La communication est un couteau à double tranchant, ne cesse-t-on de dire. Marcelin Bilomba, conseiller principale du chef de l’Etat en charge de l’économie et finances, doit s’en mordre certainement les doigts après sa sortie hasardeuse face à Christian Lusakweno sur Top Congo Fm. Parti pour recadrer le FCC à travers le Ministre des finances, le conseiller aux 50 notes hebdomadaires a cru bon de vouloir disqualifier le projet de loi de reddition des comptes pour l’exercice budgétaire 2019.
Une précipitation certainement dictée par le scandale des dépassements budgétaires plutôt olympique dont l’institution Président de la République aura offert à la République à cette ère du « peuple d’abord ». Affirmant être parti pour faire une « démonstration pédagogique » de la vacuité (selon son entendement) de ce document déjà en examen à l’Assemblée nationale, Bilomba, tout compte fait, n’aura eu pour toute mission, selon les observateurs, rien de plus que ce que Augustin Kabuya a servi aux combattants de l’Udps dans une matinée politique avant de finir son parcours devant les cours et tribunaux.

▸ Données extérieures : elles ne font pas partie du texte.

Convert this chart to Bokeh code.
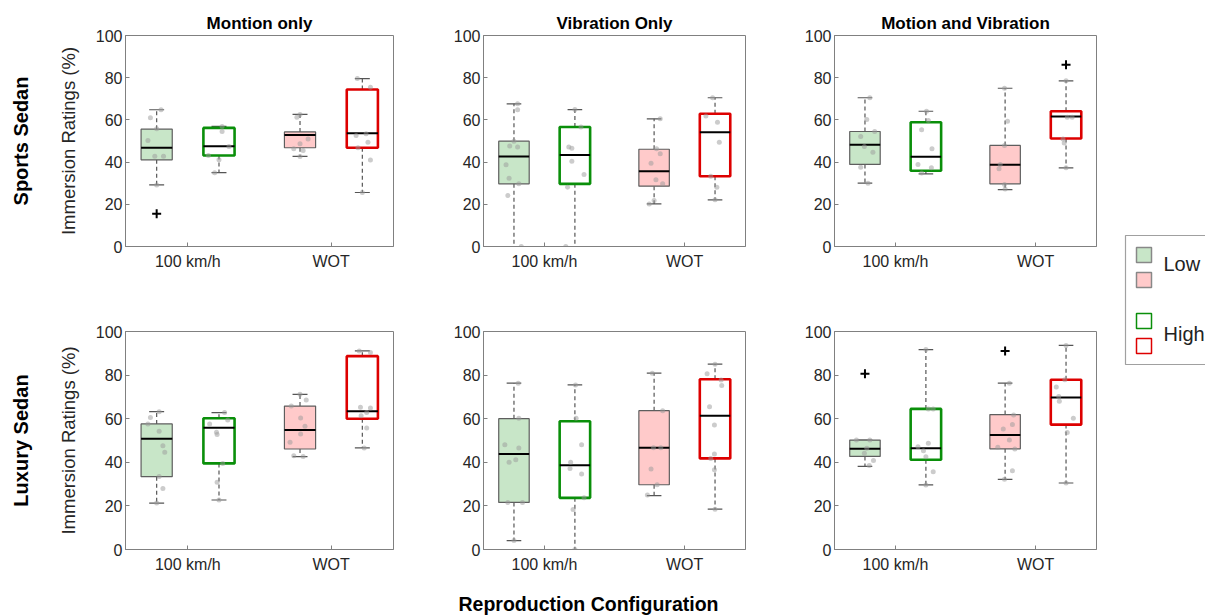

Durant les presque 15 minutes d’échanges, en effet, le conseiller principal du chef de l’Etat a tenté, sans succès, de disqualifier le projet en étude au motif que son élaboration n’aurait pas suivi la procédure prévue dans la loi des finances publiques de 2011. Sans succès, car la clameur publique s’était déjà emparée des chiffres. Après donc avoir vainement tenté de diaboliser le Ministre des finances dans une démarche typique à tous ces harangueurs de l’Udps qui écument les réseaux sociaux, Marcelin Bilomba va alors tenter de charger l’ancien Président de la République. Pour cela, il allègue une pension exorbitante que le Trésor public lui allouerait ainsi que le nombre de 2.500 éléments de la garde militaire commis à sa charge, tout ceci aux frais de l’Etat congolais.
Sous réserve de vérification (surtout ce nombre de 2.500 hommes qui représentent tout de même un régiment – au moins 3 bataillons – dans une armée), les observateurs se demandent si c’est la rémunération de l’ancien chef de l’Etat et de sa garde, du reste budgétisée à l’avance, qui a fait exploser les dépenses de la présidence jusqu’à atteindre 318% pour certains postes ou 14.000% pour d’autres dont les voyages du chef de l’Etat en fonction. En attendant, ces mêmes observateurs savent – et c’est ce qui est mentionné dans le document de reddition des comptes 2019 – que ce sont trois postes de dépenses essentiels qui sont à la base de ce scandale historique des dépassements : le fonctionnement, les rémunérations et les voyages du chef de l’Etat.
Le fonctionnement puisque durant la période examinée, la présidence a été caractérisée par la création sans modération des technostructures qui, presque toutes, fonctionnement dans des bâtiments (appartements) de location avec des consommables à payer, des meubles et équipements payés et à entretenir, des charrois automobiles acquis et à entretenir, etc.
Les rémunérations avec tout ce personnel engagé pour faire fonctionner ces technostructures dont nombre de responsables sont systématiquement bombardés des rangs protocolaires de vice-Premier ministre ou de ministre d’Etat avec tous les avantages qui vont avec. A ne pas oublier, non plus, le triplement des salaires qui avait été décidé en son temps par le Dircab du Président de la République.
Enfin, les voyages du chef de l’Etat qui en aura aligné un nombre qui commençait à gêner même ses affidés. Interrogé en son temps sur l’interruption de ses tournées en provinces comme il l’avait promis, Joseph Kabila, alors Président de la République, répondit à la presse littéralement ce qui suit : « Il faut voir d’abord les moyes que nous avons pour faire tous ces voyages. Un voyage du chef de l’Etat coûte autour de 400.000 dollars, nos priorités actuelles sont tournées vers la sécurité à l’Est ».
En 2019, ces voyages auront coûté au Trésor public 14.000 fois de plus que ce que prévoyait le budget de l’exercice.
Enfin de compte, avec sa hargne à s’escrimer comme un militant du parti alors qu’il occupe des fonctions hautement techniques, Marcelin Bilomba aura plutôt rendu un mauvais service au chef de l’Etat. Si tant il est vrai que le projet de loi de reddition des comptes de l’exercice budgétaire 2019 aurait connu un processus irrégulier ou qu’il contiendrait des contre-vérités, la présidence de la République aurait dû rester sereine et attendre son tour pour rebondir.
En effet, le parcours législatif fait toujours parvenir une loi au chef de l’Etat pour promulgation. En ce moment-là, celui-ci a la double possibilité, soit de la renvoyer pour une seconde lecture avec des avis dument motivés (et c’est là que Bilomba aurait montré ses capacités), soit la soumettre à l’avis de conformité de la Cour constitutionnelle.